Chick-fil-A appreciation day

Traffic was jammed and lines were long at the Chick-fil-A in Lexington, South Carolina, Wednesday, August 1, 2012. Thousands bought food there, most in support of the company owner's stance on biblical marriage. Lexington Police monitored the traffic flow to help relieve congestion. (Tim Dominick / McClatchy-Tribune / July 30, 2012)

Some "Duck Dynasty" fans have taken to Facebook to create "Chick-Phil-A Day" to support the controversial star Phil Robertson. The page already has more 20,000 likes and has been featured on the conservative website The Blaze. According to the Facebook page, Chick-Phil-A Day is set for January 21 where fans are encouraged to eat at Chick-Fil-A restaurants in "camo or Duck Commander gear."

Interviewed in GQ magazine this month, Robertson called homosexuality a sin and said African Americans were "happy" in the pre-civil-rights era south.

A&E -- the cable network that airs "Duck Dynasty" -- suspended Robertson indefinitely from the show after the GQ interview, leading to online campaigns to reinstate him and conservative politicians condemning the network's action. The Facebook campaign is the latest in the backlash. The site's tagline is: "Stand for free speech. Sit for good food."

The move is reminiscent of Chick-Fil-A Appreciation day -- championed by talk show host and former Arkansas Gov. Mike Huckabee -- in August of 2012 after CEO Dan Cathy came under fire for comments he made about gay marriage. Gay rights activitists also pointed out a charity run by Chick-Fil-A had made donations to so-called "gay conversion" groups.

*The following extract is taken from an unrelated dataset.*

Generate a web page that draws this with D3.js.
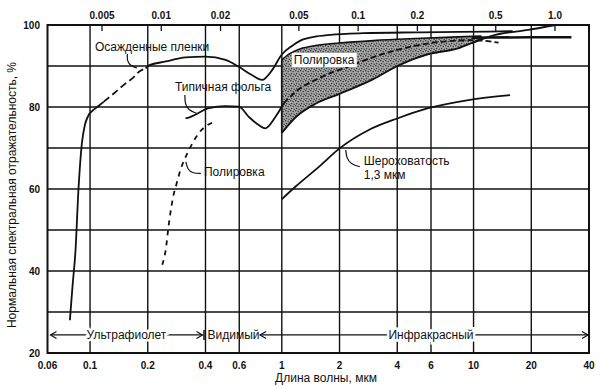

Chick-Fil-A Appreciation day brought out millions of people to eat at Chick-Fil-A restaurants across the country. One analyst estimated that the company could have seen a 50 percent increase in sales that day.

But this time around Chick-Fil-A isn't part of the event. "This event has been created by an independent group and is not sponsored by or affiliated with Chick-fil-A, " said Jerry Johnston, a spokesman for Chick-fil-A, Inc.

"Duck Dynasty," about a Louisiana family who run a duck calling business, is a huge hit, drawing more than 11 million viewers for the A&E network. "Duck Dynasty" also sells a huge amount of merchandise -- from T-shirts to board games.